日立製作所は7月22日、さまざまなプラントのモーター関連設備において、電流データをもとにAIを活用して異常発生の自動検知を行う予兆診断ソリューションを10月から提供を開始すると発表した。新ソリューションは、現場機器に直接センサを設置する必要がなく制御盤に搭載されている、もしくは制御盤内に新たに設置する電流センサからのセンシングデータをもとに診断が可能となり、ソリューション導入時の初期コストを抑えるとともに、遠隔による設備の予兆診断により保守コストの低減と設備の安定稼働を実現するという。

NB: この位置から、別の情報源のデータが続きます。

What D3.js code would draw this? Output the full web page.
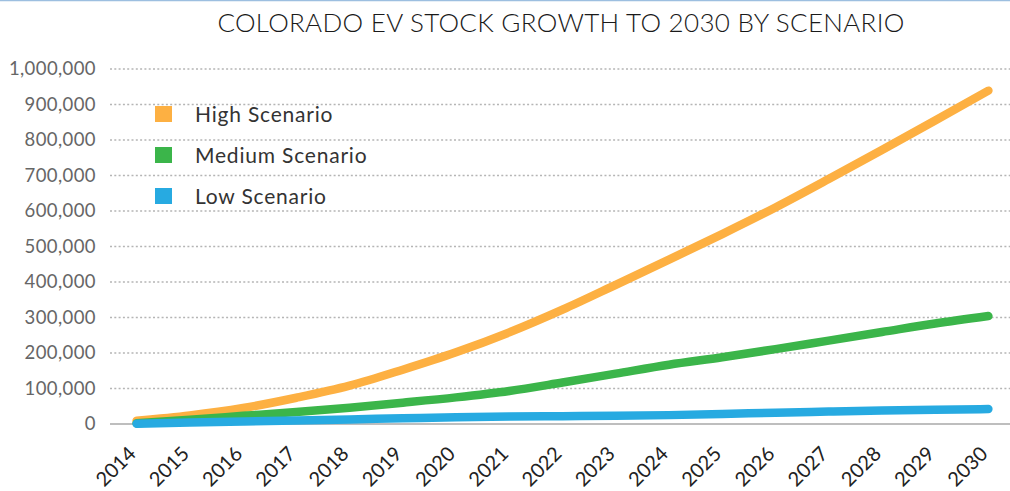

同社は、2018年に工作機械のモーターをセンサとして活用した消耗品の劣化検知技術を開発。今回、同技術を発展させ、モーターメーカーとしてのOT(Operational Tecnology:制御・運用技術)の知見と、同社のAIによる解析技術を取り入れることで、電流センサによるセンシングデータをもとにモーター関連設備の異常発生を自動検知する予兆診断技術を開発した。

  • 新ソリューションの概要

    新ソリューションの概要

モーター関連設備が劣化すると、モーターにかかる負荷が変わるためモーター電流の挙動が変化し、この微小なモーター電流挙動の変化から対象機器の劣化状態を表す特徴量を抽出することで、AIの一種である独自開発の機械学習により、与えられたデータからモーターの異常を見つけ出すことで、高精度な故障予兆診断を行うことができるという。

従来は過酷な現場環境にあるモーター関連設備を熟練保守員が巡回し、点検・診断作業を行っていたが、新ソリューションは個々のモーター関連設備に振動・温度センサーを設置することなく、電気室にある制御盤内に設置された電流センサによるセンシングデータをもとに遠隔で分析を行うことから、ソリューション導入時の初期コストを抑えつつ、安全な環境で作業を可能としている。

また、多数のモーター関連設備の個々のデータを取得し、集約して点検・診断することが可能となるため、対象設備が多い場合でも効率的な保守が行えることに加え、多数の設備の劣化状態を把握することができ、必要と判断したものだけのメンテナンスを行うCBM(Condition Based Maintenance)が可能としている。これらにより、保守作業の省人化、省力化が図れ、保守コスト低減とモーター関連設備の安定稼働を実現するという。

さらに、モーター関連設備の点検・診断は熟練保守員の経験・ノウハウに依存している一方、労働生産人口の減少に伴い、熟練保守員が不足しているという課題があるため、新ソリューションの適用により、従来の熟練保守員の経験に頼った診断から、システム化による診断基準の統一化が図れるため、人による判断のばらつきを抑え、熟練保守員不足の課題解消に貢献するとしている。

今後、同社は新ソリューションをLumadaの次世代メンテナンスソリューションとして、まずは鉄鋼制御システムの日立グループ製モーター向けに拡販するとともに、順次適用分野を拡大し、プラントの安定操業に貢献するという。